● What is needed
Pictures stay out. Extract the lines below from the first one through the line with "(0,0) rectangle (17.15,-15.175);", both included.

————————

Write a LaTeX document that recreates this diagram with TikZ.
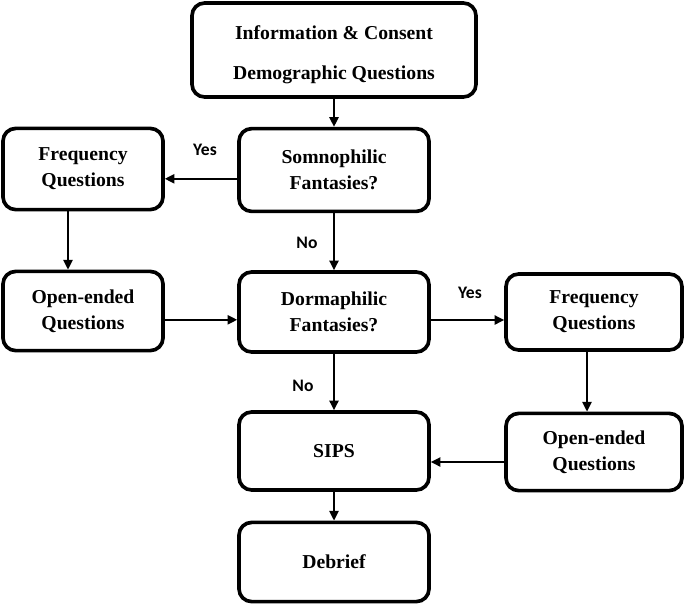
\documentclass[tikz,border=0pt]{standalone}
\usepackage{fontspec}
\setmainfont{Liberation Serif}
\newfontfamily\labelfont{Carlito}
\usepackage{tikz}
\usetikzlibrary{arrows.meta, positioning}

\begin{document}
\begin{tikzpicture}[
  font=\fontsize{14}{18.5}\selectfont\bfseries,
  stage/.style={draw, line width=2.6pt, rounded corners=9pt, align=center,
                minimum width=4.75cm, minimum height=2cm, inner sep=3pt},
  side/.style={stage, minimum width=4cm},
  choice/.style={font=\labelfont\fontsize{12.5}{14}\selectfont\bfseries},
  a/.style={-{Triangle[length=2.4mm,width=2.3mm]}, line width=1.3pt}
]
\useasboundingbox (0,0) rectangle (17.15,-15.175);

\node[stage, minimum width=7.1cm, minimum height=2.35cm,
      font=\fontsize{14}{28.5}\selectfont\bfseries] (info) at (8.35,-1.25)
  {\rule{0pt}{17pt}Information \& Consent\\Demographic Questions};
\node[stage, minimum height=2.07cm] (somno) at (8.35,-4.25) {Somnophilic\\Fantasies?};
\node[side, minimum height=2.03cm] (freqL) at (2.075,-4.225) {Frequency\\Questions};
\node[side, minimum height=1.98cm] (openL) at (2.075,-7.775) {Open-ended\\Questions};
\node[stage] (dorm) at (8.35,-7.8) {Dormaphilic\\Fantasies?};
\node[side, minimum width=4.4cm, minimum height=1.9cm] (freqR) at (14.85,-7.8) {Frequency\\Questions};
\node[side, minimum width=4.4cm, minimum height=1.93cm] (openR) at (14.85,-11.3) {Open-ended\\Questions};
\node[stage, minimum height=1.95cm] (sips) at (8.35,-11.275) {SIPS};
\node[stage, minimum height=1.98cm] (debrief) at (8.35,-14.05) {Debrief};

% connectors
\draw[a] (info.south) -- (somno.north);
\draw[a] ([yshift=-2.2mm]somno.west) -- ([yshift=-2.2mm]somno.west -| freqL.east);
\draw[a] ([xshift=-3.75mm]freqL.south) -- ([xshift=-3.75mm]freqL.south |- openL.north);
\draw[a] (somno.south) -- (dorm.north);
\draw[a] ([yshift=-2.2mm]openL.east) -- ([yshift=-2.2mm]openL.east -| dorm.west);
\draw[a] ([yshift=-2mm]dorm.east) -- ([yshift=-2mm]dorm.east -| freqR.west);
\draw[a] ([xshift=-1.75mm]freqR.south) -- ([xshift=-1.75mm]freqR.south |- openR.north);
\draw[a] (dorm.south) -- (sips.north);
\draw[a] ([yshift=-2.5mm]openR.west) -- ([yshift=-2.5mm]openR.west -| sips.east);
\draw[a] (sips.south) -- (debrief.north);

\node[choice] (yesL) at (5.125,-3.75) {Yes};
\node[choice] (noT) at (7.675,-6.075) {No};
\node[choice] (yesR) at (11.75,-7.325) {Yes};
\node[choice] (noB) at (7.575,-9.65) {No};
\end{tikzpicture}
\end{document}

————————

● Written response
Write a LaTeX document that recreates this diagram with TikZ.
\documentclass[tikz,border=0pt]{standalone}
\usepackage{fontspec}
\setmainfont{Liberation Serif}
\newfontfamily\labelfont{Carlito}
\usepackage{tikz}
\usetikzlibrary{arrows.meta, positioning}

\begin{document}
\begin{tikzpicture}[
  font=\fontsize{14}{18.5}\selectfont\bfseries,
  stage/.style={draw, line width=2.6pt, rounded corners=9pt, align=center,
                minimum width=4.75cm, minimum height=2cm, inner sep=3pt},
  side/.style={stage, minimum width=4cm},
  choice/.style={font=\labelfont\fontsize{12.5}{14}\selectfont\bfseries},
  a/.style={-{Triangle[length=2.4mm,width=2.3mm]}, line width=1.3pt}
]
\useasboundingbox (0,0) rectangle (17.15,-15.175);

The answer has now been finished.